=== RECORDED DATA ===
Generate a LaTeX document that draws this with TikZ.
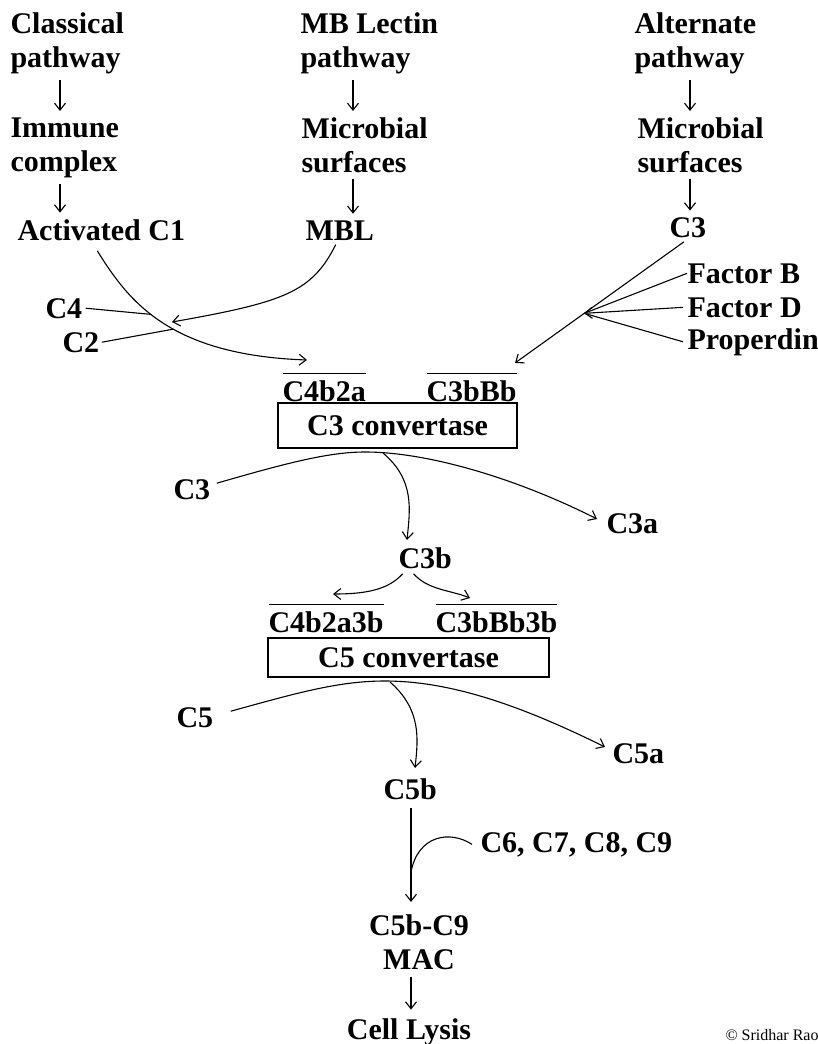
\documentclass[tikz,border=0pt]{standalone}
\usepackage{fontspec}
\setmainfont{Liberation Serif}
\usepackage{tikz}
\usetikzlibrary{arrows.meta}

\newcommand{\ovl}[1]{\vbox{\hrule height 0.6pt\kern 3pt\hbox{#1}}}

\begin{document}
\begin{tikzpicture}[x=0.5pt,y=-0.5pt,line width=0.55pt,
    >={Straight Barb[length=3.5pt,width=5.5pt]},
    lbl/.style={inner sep=0pt,font=\bfseries\fontsize{15pt}{17pt}\selectfont},
    twoline/.style={lbl,align=left,anchor=north west},
    convbox/.style={draw,inner sep=0pt,minimum width=119.5pt,minimum height=22.5pt,
      font=\bfseries\fontsize{15pt}{17pt}\selectfont},
    gap/.style={shorten <=3pt,shorten >=3pt}]
    \useasboundingbox (0,0) rectangle (818,1044);

    % the three pathways
    \node[twoline] (cp)  at (10,12)  {Classical\\pathway};
    \node[twoline] (ml)  at (300,12) {MB Lectin\\pathway};
    \node[twoline] (ap)  at (634,12) {Alternate\\pathway};
    \node[twoline] (ic)  at (10,117)  {Immune\\complex};
    \node[twoline] (ms1) at (301,117) {Microbial\\surfaces};
    \node[twoline] (ms2) at (637,117) {Microbial\\surfaces};
    \node[lbl,anchor=base west] (ac)  at (17,240)  {Activated C1};
    \node[lbl,anchor=base west] (mbl) at (305,240) {MBL};
    \node[lbl,anchor=base west] (c3t) at (669,237) {C3};

    \coordinate (colA) at (60,0);
    \coordinate (colB) at (353,0);
    \coordinate (colC) at (690,0);
    \draw[->,gap] (cp.south -| colA) -- (ic.north -| colA);
    \draw[->,gap] (ic.south -| colA) -- (ac.north -| colA);
    \draw[->,gap] (ml.south -| colB) -- (ms1.north -| colB);
    \draw[->,gap] (ms1.south -| colB) -- (mbl.north -| colB);
    \draw[->,gap] (ap.south -| colC) -- (ms2.north -| colC);
    \draw[->,gap] (ms2.south -| colC) -- (c3t.north -| colC);

    % inputs
    \node[lbl,anchor=base west] (c4) at (45,318) {C4};
    \node[lbl,anchor=base west] (c2) at (62,352) {C2};
    \node[lbl,anchor=base west] (fb) at (687,283) {Factor B};
    \node[lbl,anchor=base west] (fd) at (687,317) {Factor D};
    \node[lbl,anchor=base west] (pr) at (687,349) {Properdin};

    % C3 convertase
    \node[lbl,anchor=base west] (ov1) at (282,401) {\ovl{C4b2a}};
    \node[lbl,anchor=base west] (ov2) at (426,401) {\ovl{C3bBb}};
    \node[convbox] (cv3) at (397.5,425.5) {C3 convertase};

    \coordinate (t1) at (307,360);
    \coordinate (j1) at (172,322);
    \coordinate (t2) at (515,363);

    \draw[->] ([xshift=-2pt,yshift=-5pt]ac.south) .. controls (128,300) and (168,355) .. (t1)
      coordinate[pos=0.44] (m4) coordinate[pos=0.56] (m2);
    \draw[->] ([xshift=-2pt,yshift=-2pt]mbl.south) .. controls (312,292) and (285,302) .. (j1);
    \draw ([xshift=1.5pt]c4.east) -- (m4);
    \draw ([xshift=1pt]c2.east) -- (m2);
    \draw[->] ([xshift=-2pt,yshift=-2pt]c3t.south) -- (t2) coordinate[pos=0.59] (j2);
    \draw (fb.west) -- (j2);
    \draw[->] ([xshift=-2pt]fd.west) -- (j2);
    \draw ([xshift=-2pt]pr.west) -- (j2);

    % C3 cleavage
    \node[lbl,anchor=base west] (c3l) at (173,499) {C3};
    \node[lbl,anchor=base west] (c3a) at (606,533) {C3a};
    \node[lbl,anchor=base west] (c3b) at (398,568) {C3b};
    \node[lbl,anchor=base west] (ov3) at (268,632) {\ovl{C4b2a3b}};
    \node[lbl,anchor=base west] (ov4) at (435,632) {\ovl{C3bBb3b}};
    \node[convbox,minimum width=140.5pt,minimum height=19.5pt] (cv5) at (408.5,657.5) {C5 convertase};

    \coordinate (s3) at (365,452);
    \coordinate (b3) at (383,453);
    \coordinate (t3) at (597,519);
    \coordinate (t3b) at (407,540);
    \coordinate (tl3) at (333,594);
    \coordinate (tr3) at (470,598);

    \draw[->] ([xshift=3pt,yshift=3pt]c3l.east) .. controls (290,462) and (330,452) .. (s3)
      .. controls (430,452) and (520,480) .. (t3);
    \draw[->] (b3) .. controls (415,480) and (410,510) .. (t3b);
    \draw[->] ([xshift=-11.3pt,yshift=-2.5pt]c3b.south) .. controls (388,590) and (365,594) .. (tl3);
    \draw[->] ([xshift=-5.8pt,yshift=-2.5pt]c3b.south) .. controls (428,590) and (450,590) .. (tr3);

    % C5 cleavage and MAC
    \node[lbl,anchor=base west] (c5l) at (176,727) {C5};
    \node[lbl,anchor=base west] (c5a) at (612,763) {C5a};
    \node[lbl,anchor=base west] (c5b) at (383,799) {C5b};
    \node[lbl,anchor=base west] (c69) at (480,852) {C6, C7, C8, C9};
    \node[lbl,align=center,anchor=north] (mac) at (419,914) {C5b-C9\\MAC};
    \node[lbl,anchor=base] (cl) at (409,1039) {Cell Lysis};

    \coordinate (s5) at (385,681);
    \coordinate (b5) at (390,682);
    \coordinate (t5) at (605,747);
    \coordinate (t5b) at (415,768);
    \coordinate (j3) at (411,872);

    \draw[->] ([xshift=8.5pt,yshift=3pt]c5l.east) .. controls (300,692) and (340,681) .. (s5)
      .. controls (450,681) and (520,705) .. (t5);
    \draw[->] (b5) .. controls (422,710) and (418,740) .. (t5b);
    \draw[->,shorten <=4pt,shorten >=6pt] (c5b.south -| j3) -- (mac.north -| j3);
    \draw ([xshift=-4pt]c69.west) .. controls (450,830) and (418,835) .. (j3);
    \draw[->,shorten <=3.5pt,shorten >=4pt] (mac.south -| j3) -- (cl.north -| j3);

    \node[inner sep=0pt,anchor=base west,font=\fontsize{8pt}{10pt}\selectfont] (copy) at (725,1040) {© Sridhar Rao};
\end{tikzpicture}
\end{document}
===
| GIVEN TASK |
Leave out any pictures, please, and quote only the lines from the top of the data through the line that contains "(0,0) rectangle (818,1044);".

| ANSWER TO THIS EXERCISE |
Generate a LaTeX document that draws this with TikZ.
\documentclass[tikz,border=0pt]{standalone}
\usepackage{fontspec}
\setmainfont{Liberation Serif}
\usepackage{tikz}
\usetikzlibrary{arrows.meta}

\newcommand{\ovl}[1]{\vbox{\hrule height 0.6pt\kern 3pt\hbox{#1}}}

\begin{document}
\begin{tikzpicture}[x=0.5pt,y=-0.5pt,line width=0.55pt,
    >={Straight Barb[length=3.5pt,width=5.5pt]},
    lbl/.style={inner sep=0pt,font=\bfseries\fontsize{15pt}{17pt}\selectfont},
    twoline/.style={lbl,align=left,anchor=north west},
    convbox/.style={draw,inner sep=0pt,minimum width=119.5pt,minimum height=22.5pt,
      font=\bfseries\fontsize{15pt}{17pt}\selectfont},
    gap/.style={shorten <=3pt,shorten >=3pt}]
    \useasboundingbox (0,0) rectangle (818,1044);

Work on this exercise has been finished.